Terence "T.J." Bonner, who for 22 years served as head of the National Border Patrol Council, was charged in two indictments, in 2012 and 2013, with multiple counts of wire fraud, mail fraud and conspiracy to commit both.
He was accused of writing himself checks from union coffers as reimbursement for business travel, overtime, weekend wages and other union expenses but which officials said were actually used to buy pornography and pay for trips to Chicago to see a mistress.
Federal prosecutors said he siphoned hundreds of thousands of dollars in all in union funds for his personal use.
Bonner pleaded not guilty and has maintained that the charges were brought in retaliation against him for speaking out against the government.
He had sharply criticized the U.S. Justice Department over the failed "Fast and Furious" gun-running investigation, an operation intended to track weapons sold in Arizona that were suspected of being transported to Mexican drug cartels.
At the request of prosecutors, all charges against Bonner were dropped late Tuesday on the eve of a court hearing that was intended to sort through what evidence against him would remain after U.S. District Judge William Hayes threw out most electronic evidence that had been gathered in the case.

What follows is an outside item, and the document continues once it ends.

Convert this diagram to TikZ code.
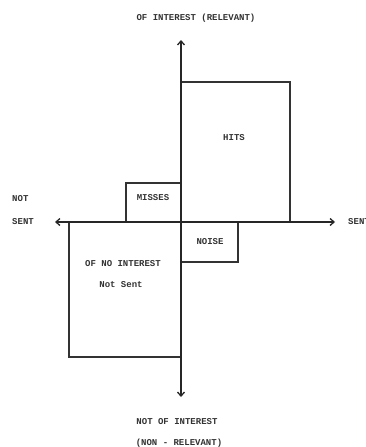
\documentclass[tikz,border=0pt]{standalone}
\usepackage{fontspec}
\setmonofont{Liberation Mono}
\usetikzlibrary{arrows.meta}
\begin{document}
\begin{tikzpicture}[x=1pt,y=-1pt,
  axis/.style={line width=1.3pt,draw=black!85,-{Straight Barb[length=4pt,width=7pt]}},
  boxline/.style={line width=1.2pt,draw=black!80},
  lbl/.style={font=\ttfamily\bfseries\fontsize{9}{10}\selectfont,text=black!80,inner sep=0pt},
  lblw/.style={lbl,anchor=west}]
\useasboundingbox (0,0) rectangle (366,447);
% boxes
\draw[boxline] (181,82) -- (290,82) -- (290,222);
\draw[boxline] (181,222) -- (126,222) -- (126,183) -- (181,183);
\draw[boxline] (181,222) -- (238,222) -- (238,262) -- (181,262);
\draw[boxline] (181,357) -- (69,357) -- (69,222);
% axes
\coordinate (c) at (181,222);
\coordinate (top) at (181,40);
\coordinate (bot) at (181,397);
\coordinate (lft) at (55,222);
\coordinate (rgt) at (335,222);
\draw[axis] (c) -- (top);
\draw[axis] (c) -- (bot);
\draw[axis] (c) -- (lft);
\draw[axis] (c) -- (rgt);
% labels
\node[lbl] (t1) at (196,18) {OF INTEREST (RELEVANT)};
\node[lbl] (b1) at (177,422) {NOT OF INTEREST};
\node[lbl] (b2) at (179,443) {(NON - RELEVANT)};
\node[lblw] (n1) at (12,199) {NOT};
\node[lblw] (n2) at (12,222) {SENT};
\node[lblw] (s1) at (348,222) {SENT};
\node[lbl] (hits) at (234,138) {HITS};
\node[lbl] (miss) at (153,198) {MISSES};
\node[lbl] (noise) at (210,242) {NOISE};
\node[lbl] (oni) at (123,264) {OF NO INTEREST};
\node[lbl] (ns) at (121,285) {Not Sent};
\end{tikzpicture}
\end{document}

Hayes had found then that investigators improperly conducted a broad search of Bonner's computers under a warrant that the judge said was more limited in scope.
"They ransacked my home and personal computers looking for something to charge me with because I was speaking unpleasant truths," Bonner said in a telephone interview on Tuesday night. "They humiliated me, and they violated my Constitutional rights. They picked me up by the ankles and shook me until my pockets were empty."
Federal prosecutors were not immediately available for comment.